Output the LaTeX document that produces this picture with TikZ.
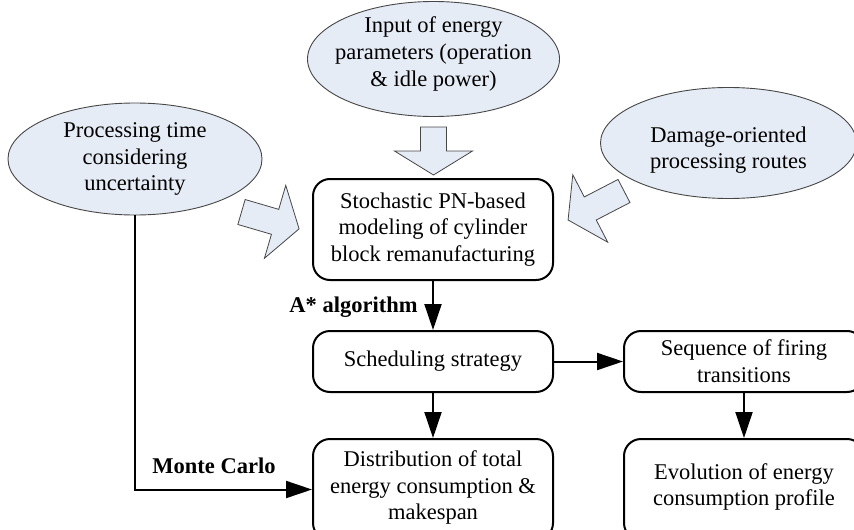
\documentclass[tikz,border=0pt]{standalone}
\usepackage{fontspec}
\setmainfont{Liberation Serif}
\usetikzlibrary{shapes.geometric,arrows.meta}
\definecolor{softblue}{RGB}{230,236,246}
\definecolor{edgegray}{RGB}{70,70,70}
\begin{document}
\begin{tikzpicture}[x=1pt,y=-1pt,
  txt/.style={font=\fontsize{22.5}{26.7}\selectfont, align=center, inner sep=0pt},
  lbl/.style={font=\fontsize{22.5}{26}\selectfont\bfseries, inner sep=0pt},
  oval/.style={ellipse, draw=edgegray, line width=0.9pt, fill=softblue, inner sep=0pt},
  stepbox/.style={draw=black, line width=2pt, rounded corners=17pt, minimum width=240pt, inner sep=0pt},
  flow/.style={draw=black, line width=2pt, -{Triangle[length=26pt,width=17pt]}},
  fatarrow/.style={draw=edgegray, line width=0.8pt, fill=softblue, line join=miter}
]
\useasboundingbox (0,0) rectangle (854,530);
\clip (0,0) rectangle (854,530);

% input ellipses
\node[oval, minimum width=252pt, minimum height=115pt] (e1) at (433.5,59) {};
\node[txt] (e1t) at (433.5,54) {Input of energy\\parameters (operation\\\& idle power)};
\node[oval, minimum width=254pt, minimum height=112pt] (e2) at (135,159) {};
\node[txt] (e2t) at (135,159) {Processing time\\considering\\uncertainty};
\node[oval, minimum width=256pt, minimum height=111pt] (e3) at (728.5,143) {};
\node[txt] (e3t) at (728.5,150) {Damage-oriented\\processing routes};

% block arrows feeding the model
\draw[fatarrow, shift={(433.5,127)}, rotate=-90]
  (0,13) -- (24,13) -- (24,39) -- (48,0) -- (24,-39) -- (24,-13) -- (0,-13) -- cycle;
\draw[fatarrow, shift={(241.5,212)}, rotate=-16.3]
  (0,13) -- (35,13) -- (35,38) -- (60,0) -- (35,-38) -- (35,-13) -- (0,-13) -- cycle;
\draw[fatarrow, shift={(624,191)}, rotate=207.4]
  (0,13) -- (38,13) -- (38,38) -- (63,0) -- (38,-38) -- (38,-13) -- (0,-13) -- cycle;

% process boxes
\node[stepbox, minimum height=101pt] (b1) at (433,229.5) {};
\node[txt] (b1t) at (433,229.5) {Stochastic PN-based\\modeling of cylinder\\block remanufacturing};
\node[stepbox, minimum height=61pt] (b2) at (433,361.5) {};
\node[txt] (b2t) at (433,361.5) {Scheduling strategy};
\node[stepbox, minimum height=101pt] (b3) at (433,489.5) {};
\node[txt] (b3t) at (433,487.5) {Distribution of total\\energy consumption \&\\makespan};
\node[stepbox, minimum height=61pt] (b4) at (744,361.5) {};
\node[txt] (b4t) at (744,361.5) {Sequence of firing\\transitions};
\node[stepbox, minimum height=101pt] (b5) at (744,489.5) {};
\node[txt] (b5t) at (744,487) {Evolution of energy\\consumption profile};

% connectors
\draw[flow] (b1) -- (b2);
\draw[flow] (b2) -- (b3);
\draw[flow] (b2) -- (b4);
\draw[flow] (b4) -- (b5);
\draw[flow] (e2.south) |- (b3.west);

% method labels
\node[lbl] (astar) at (353.5,307) {A* algorithm};
\node[lbl] (mc) at (214,466) {Monte Carlo};
\end{tikzpicture}
\end{document}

WHAT IS NEEDED:
Leave out the pictures, then repeat the listing above exactly from its first line to the line with "(0,13) -- (38,13)", inclusive.

ANSWER TO THE TASK:
Output the LaTeX document that produces this picture with TikZ.
\documentclass[tikz,border=0pt]{standalone}
\usepackage{fontspec}
\setmainfont{Liberation Serif}
\usetikzlibrary{shapes.geometric,arrows.meta}
\definecolor{softblue}{RGB}{230,236,246}
\definecolor{edgegray}{RGB}{70,70,70}
\begin{document}
\begin{tikzpicture}[x=1pt,y=-1pt,
  txt/.style={font=\fontsize{22.5}{26.7}\selectfont, align=center, inner sep=0pt},
  lbl/.style={font=\fontsize{22.5}{26}\selectfont\bfseries, inner sep=0pt},
  oval/.style={ellipse, draw=edgegray, line width=0.9pt, fill=softblue, inner sep=0pt},
  stepbox/.style={draw=black, line width=2pt, rounded corners=17pt, minimum width=240pt, inner sep=0pt},
  flow/.style={draw=black, line width=2pt, -{Triangle[length=26pt,width=17pt]}},
  fatarrow/.style={draw=edgegray, line width=0.8pt, fill=softblue, line join=miter}
]
\useasboundingbox (0,0) rectangle (854,530);
\clip (0,0) rectangle (854,530);

% input ellipses
\node[oval, minimum width=252pt, minimum height=115pt] (e1) at (433.5,59) {};
\node[txt] (e1t) at (433.5,54) {Input of energy\\parameters (operation\\\& idle power)};
\node[oval, minimum width=254pt, minimum height=112pt] (e2) at (135,159) {};
\node[txt] (e2t) at (135,159) {Processing time\\considering\\uncertainty};
\node[oval, minimum width=256pt, minimum height=111pt] (e3) at (728.5,143) {};
\node[txt] (e3t) at (728.5,150) {Damage-oriented\\processing routes};

% block arrows feeding the model
\draw[fatarrow, shift={(433.5,127)}, rotate=-90]
  (0,13) -- (24,13) -- (24,39) -- (48,0) -- (24,-39) -- (24,-13) -- (0,-13) -- cycle;
\draw[fatarrow, shift={(241.5,212)}, rotate=-16.3]
  (0,13) -- (35,13) -- (35,38) -- (60,0) -- (35,-38) -- (35,-13) -- (0,-13) -- cycle;
\draw[fatarrow, shift={(624,191)}, rotate=207.4]
  (0,13) -- (38,13) -- (38,38) -- (63,0) -- (38,-38) -- (38,-13) -- (0,-13) -- cycle;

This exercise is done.